* START *

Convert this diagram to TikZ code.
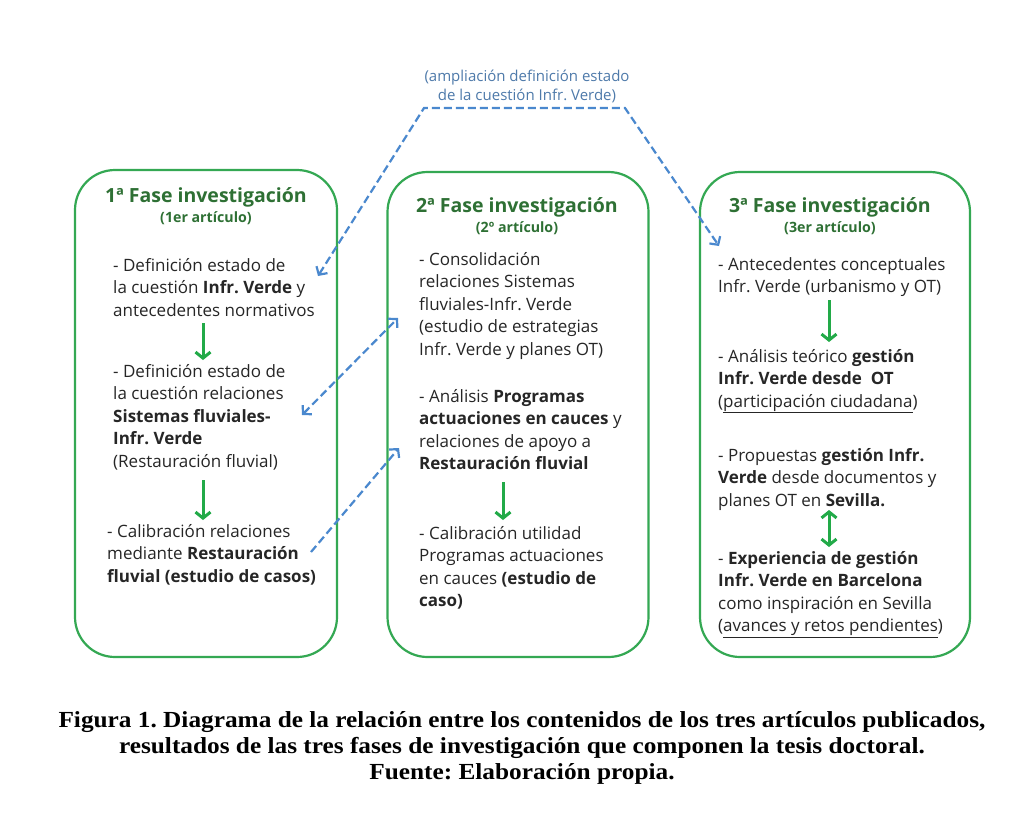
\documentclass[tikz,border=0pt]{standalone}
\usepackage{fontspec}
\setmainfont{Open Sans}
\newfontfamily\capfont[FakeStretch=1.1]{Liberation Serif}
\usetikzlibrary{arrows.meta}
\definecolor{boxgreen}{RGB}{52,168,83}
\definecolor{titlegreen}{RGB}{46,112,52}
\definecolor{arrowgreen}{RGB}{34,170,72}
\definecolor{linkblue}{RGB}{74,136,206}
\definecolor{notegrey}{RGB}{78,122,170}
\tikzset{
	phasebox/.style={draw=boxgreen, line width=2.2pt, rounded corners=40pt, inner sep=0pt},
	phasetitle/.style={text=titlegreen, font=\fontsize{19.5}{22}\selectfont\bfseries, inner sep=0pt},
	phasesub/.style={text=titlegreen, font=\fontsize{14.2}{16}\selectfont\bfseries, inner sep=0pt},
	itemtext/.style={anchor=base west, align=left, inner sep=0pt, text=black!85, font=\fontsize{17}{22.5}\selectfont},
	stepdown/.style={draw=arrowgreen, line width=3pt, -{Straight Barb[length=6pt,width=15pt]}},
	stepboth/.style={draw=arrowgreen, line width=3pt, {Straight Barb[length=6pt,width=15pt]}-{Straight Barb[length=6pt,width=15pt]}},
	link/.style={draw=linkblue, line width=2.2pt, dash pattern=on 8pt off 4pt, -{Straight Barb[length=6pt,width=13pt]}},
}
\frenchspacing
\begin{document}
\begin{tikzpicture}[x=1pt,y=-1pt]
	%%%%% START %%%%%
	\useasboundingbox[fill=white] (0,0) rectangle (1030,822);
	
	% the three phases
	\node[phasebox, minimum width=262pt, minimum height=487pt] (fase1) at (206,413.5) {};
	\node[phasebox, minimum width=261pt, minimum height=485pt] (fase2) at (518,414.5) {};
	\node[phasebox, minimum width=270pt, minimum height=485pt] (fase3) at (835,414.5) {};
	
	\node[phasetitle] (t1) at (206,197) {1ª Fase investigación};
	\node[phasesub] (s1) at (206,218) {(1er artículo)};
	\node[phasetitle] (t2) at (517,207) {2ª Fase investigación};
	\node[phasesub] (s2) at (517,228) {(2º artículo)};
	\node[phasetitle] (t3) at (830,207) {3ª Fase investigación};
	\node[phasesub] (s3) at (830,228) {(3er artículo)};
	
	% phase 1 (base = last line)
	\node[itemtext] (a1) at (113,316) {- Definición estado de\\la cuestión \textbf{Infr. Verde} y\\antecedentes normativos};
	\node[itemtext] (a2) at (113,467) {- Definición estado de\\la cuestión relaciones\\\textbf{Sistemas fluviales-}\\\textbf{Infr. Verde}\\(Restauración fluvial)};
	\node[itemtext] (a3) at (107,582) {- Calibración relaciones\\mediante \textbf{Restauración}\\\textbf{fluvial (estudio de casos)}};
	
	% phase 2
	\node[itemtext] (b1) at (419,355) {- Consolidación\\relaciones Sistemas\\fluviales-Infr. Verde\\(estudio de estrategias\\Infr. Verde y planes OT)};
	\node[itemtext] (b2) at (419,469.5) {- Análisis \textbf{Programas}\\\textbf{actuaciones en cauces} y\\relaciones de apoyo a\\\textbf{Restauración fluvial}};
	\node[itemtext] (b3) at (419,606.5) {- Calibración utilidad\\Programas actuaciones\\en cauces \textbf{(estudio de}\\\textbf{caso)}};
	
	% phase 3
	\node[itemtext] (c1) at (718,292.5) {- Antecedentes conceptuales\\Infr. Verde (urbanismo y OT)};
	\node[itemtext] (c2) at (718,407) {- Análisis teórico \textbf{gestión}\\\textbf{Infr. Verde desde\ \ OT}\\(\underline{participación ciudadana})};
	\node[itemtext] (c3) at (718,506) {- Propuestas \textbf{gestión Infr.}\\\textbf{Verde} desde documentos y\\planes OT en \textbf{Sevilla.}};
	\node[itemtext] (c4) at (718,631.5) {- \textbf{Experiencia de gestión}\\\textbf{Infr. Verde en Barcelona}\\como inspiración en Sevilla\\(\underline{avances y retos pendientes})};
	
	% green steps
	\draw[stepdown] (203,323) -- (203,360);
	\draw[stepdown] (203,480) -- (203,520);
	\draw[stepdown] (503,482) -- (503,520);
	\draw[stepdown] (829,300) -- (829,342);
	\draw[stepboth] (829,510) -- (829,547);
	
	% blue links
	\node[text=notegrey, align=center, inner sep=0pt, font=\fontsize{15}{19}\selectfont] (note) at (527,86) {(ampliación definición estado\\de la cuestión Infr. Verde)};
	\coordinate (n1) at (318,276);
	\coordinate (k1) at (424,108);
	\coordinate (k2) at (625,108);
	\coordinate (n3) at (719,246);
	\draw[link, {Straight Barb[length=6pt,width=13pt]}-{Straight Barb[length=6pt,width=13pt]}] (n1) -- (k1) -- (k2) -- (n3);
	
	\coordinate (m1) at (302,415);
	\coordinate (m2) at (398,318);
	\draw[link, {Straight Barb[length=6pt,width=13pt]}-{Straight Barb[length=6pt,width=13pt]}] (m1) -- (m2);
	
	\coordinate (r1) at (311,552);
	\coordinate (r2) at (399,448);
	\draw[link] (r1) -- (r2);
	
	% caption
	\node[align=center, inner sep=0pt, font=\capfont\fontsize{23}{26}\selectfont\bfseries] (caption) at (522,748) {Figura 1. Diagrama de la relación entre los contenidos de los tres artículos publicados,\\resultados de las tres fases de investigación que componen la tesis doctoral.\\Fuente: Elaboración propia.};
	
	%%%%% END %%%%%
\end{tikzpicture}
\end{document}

* END *

_What you have to do_: Repeat verbatim all the material, but not the pictures.

_Output of the exercise_:
Convert this diagram to TikZ code.
\documentclass[tikz,border=0pt]{standalone}
\usepackage{fontspec}
\setmainfont{Open Sans}
\newfontfamily\capfont[FakeStretch=1.1]{Liberation Serif}
\usetikzlibrary{arrows.meta}
\definecolor{boxgreen}{RGB}{52,168,83}
\definecolor{titlegreen}{RGB}{46,112,52}
\definecolor{arrowgreen}{RGB}{34,170,72}
\definecolor{linkblue}{RGB}{74,136,206}
\definecolor{notegrey}{RGB}{78,122,170}
\tikzset{
	phasebox/.style={draw=boxgreen, line width=2.2pt, rounded corners=40pt, inner sep=0pt},
	phasetitle/.style={text=titlegreen, font=\fontsize{19.5}{22}\selectfont\bfseries, inner sep=0pt},
	phasesub/.style={text=titlegreen, font=\fontsize{14.2}{16}\selectfont\bfseries, inner sep=0pt},
	itemtext/.style={anchor=base west, align=left, inner sep=0pt, text=black!85, font=\fontsize{17}{22.5}\selectfont},
	stepdown/.style={draw=arrowgreen, line width=3pt, -{Straight Barb[length=6pt,width=15pt]}},
	stepboth/.style={draw=arrowgreen, line width=3pt, {Straight Barb[length=6pt,width=15pt]}-{Straight Barb[length=6pt,width=15pt]}},
	link/.style={draw=linkblue, line width=2.2pt, dash pattern=on 8pt off 4pt, -{Straight Barb[length=6pt,width=13pt]}},
}
\frenchspacing
\begin{document}
\begin{tikzpicture}[x=1pt,y=-1pt]
	%%%%% START %%%%%
	\useasboundingbox[fill=white] (0,0) rectangle (1030,822);
	
	% the three phases
	\node[phasebox, minimum width=262pt, minimum height=487pt] (fase1) at (206,413.5) {};
	\node[phasebox, minimum width=261pt, minimum height=485pt] (fase2) at (518,414.5) {};
	\node[phasebox, minimum width=270pt, minimum height=485pt] (fase3) at (835,414.5) {};
	
	\node[phasetitle] (t1) at (206,197) {1ª Fase investigación};
	\node[phasesub] (s1) at (206,218) {(1er artículo)};
	\node[phasetitle] (t2) at (517,207) {2ª Fase investigación};
	\node[phasesub] (s2) at (517,228) {(2º artículo)};
	\node[phasetitle] (t3) at (830,207) {3ª Fase investigación};
	\node[phasesub] (s3) at (830,228) {(3er artículo)};
	
	% phase 1 (base = last line)
	\node[itemtext] (a1) at (113,316) {- Definición estado de\\la cuestión \textbf{Infr. Verde} y\\antecedentes normativos};
	\node[itemtext] (a2) at (113,467) {- Definición estado de\\la cuestión relaciones\\\textbf{Sistemas fluviales-}\\\textbf{Infr. Verde}\\(Restauración fluvial)};
	\node[itemtext] (a3) at (107,582) {- Calibración relaciones\\mediante \textbf{Restauración}\\\textbf{fluvial (estudio de casos)}};
	
	% phase 2
	\node[itemtext] (b1) at (419,355) {- Consolidación\\relaciones Sistemas\\fluviales-Infr. Verde\\(estudio de estrategias\\Infr. Verde y planes OT)};
	\node[itemtext] (b2) at (419,469.5) {- Análisis \textbf{Programas}\\\textbf{actuaciones en cauces} y\\relaciones de apoyo a\\\textbf{Restauración fluvial}};
	\node[itemtext] (b3) at (419,606.5) {- Calibración utilidad\\Programas actuaciones\\en cauces \textbf{(estudio de}\\\textbf{caso)}};
	
	% phase 3
	\node[itemtext] (c1) at (718,292.5) {- Antecedentes conceptuales\\Infr. Verde (urbanismo y OT)};
	\node[itemtext] (c2) at (718,407) {- Análisis teórico \textbf{gestión}\\\textbf{Infr. Verde desde\ \ OT}\\(\underline{participación ciudadana})};
	\node[itemtext] (c3) at (718,506) {- Propuestas \textbf{gestión Infr.}\\\textbf{Verde} desde documentos y\\planes OT en \textbf{Sevilla.}};
	\node[itemtext] (c4) at (718,631.5) {- \textbf{Experiencia de gestión}\\\textbf{Infr. Verde en Barcelona}\\como inspiración en Sevilla\\(\underline{avances y retos pendientes})};
	
	% green steps
	\draw[stepdown] (203,323) -- (203,360);
	\draw[stepdown] (203,480) -- (203,520);
	\draw[stepdown] (503,482) -- (503,520);
	\draw[stepdown] (829,300) -- (829,342);
	\draw[stepboth] (829,510) -- (829,547);
	
	% blue links
	\node[text=notegrey, align=center, inner sep=0pt, font=\fontsize{15}{19}\selectfont] (note) at (527,86) {(ampliación definición estado\\de la cuestión Infr. Verde)};
	\coordinate (n1) at (318,276);
	\coordinate (k1) at (424,108);
	\coordinate (k2) at (625,108);
	\coordinate (n3) at (719,246);
	\draw[link, {Straight Barb[length=6pt,width=13pt]}-{Straight Barb[length=6pt,width=13pt]}] (n1) -- (k1) -- (k2) -- (n3);
	
	\coordinate (m1) at (302,415);
	\coordinate (m2) at (398,318);
	\draw[link, {Straight Barb[length=6pt,width=13pt]}-{Straight Barb[length=6pt,width=13pt]}] (m1) -- (m2);
	
	\coordinate (r1) at (311,552);
	\coordinate (r2) at (399,448);
	\draw[link] (r1) -- (r2);
	
	% caption
	\node[align=center, inner sep=0pt, font=\capfont\fontsize{23}{26}\selectfont\bfseries] (caption) at (522,748) {Figura 1. Diagrama de la relación entre los contenidos de los tres artículos publicados,\\resultados de las tres fases de investigación que componen la tesis doctoral.\\Fuente: Elaboración propia.};
	
	%%%%% END %%%%%
\end{tikzpicture}
\end{document}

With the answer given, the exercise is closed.